-
Notifications
You must be signed in to change notification settings - Fork 243
Description
Before you submit
Make sure your issue is not already in the htsjdk issue tracker
It was discussed in #1478, now closed, but see below
Description of the issue:
The background to this is samtools/samtools#2131 where a user has a SAM file containing U. Certainly we know ONT write fastqs with U (if RNA) and when they write BAM they translate them to T, but I'm still not entirely sure where this SAM came from. It broke htslib, and would also break htsjdk.
Your environment:
I checked the source, so largely irrelevant, but yeah our system supported Java is too old for the latest picard. :/
Steps to reproduce
Create a SAM file with U in the sequence.
SamFormatConverter from SAM to BAM fails with:
Exception in thread "main" java.lang.IllegalStateException: Bad base passed to charToCompressedBaseLow: #(35) in read: r1
Expected behaviour
I'd like it to encode U as T in BAM so the data at least can be round-tripped. The user has the option of doing a T to U substitution on decode if they wish later on. Ideally it'd be tracked in the meta-data somewhere too.

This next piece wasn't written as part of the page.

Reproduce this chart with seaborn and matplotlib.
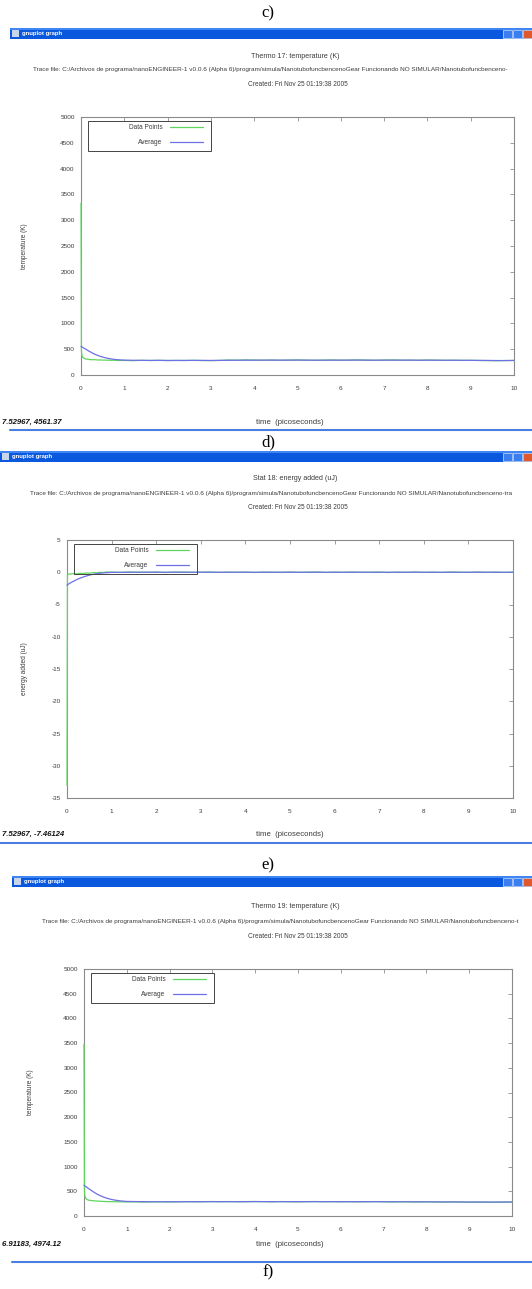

See samtools/hts-specs#800 and samtools/hts-specs#801 for context.
Given U is IUPAC, I feel it was an early accident to disallow it. I contast to #1478 I disagree that this is a base modification. There are still 4 base types, but DNA and RNA differ in the chemical structure for T vs U. We don't need to track which bases are T and which are U as it's simply a property of the material. Furthermore IUPAC doesn't permit this. It has no ambiguity codes for e.g. A/U. The only mention of U in the original IUPAC paper was for V listed as not-T or not-U. All other not-? codes are the original base type +1 char. It's clear they chose V over U due to the T/U issue, but it's also clear the authors basically treat T and U as interchangeable and we should do too.
FWIW, I've already made this change to htslib in a merged PR, but not yet in a release.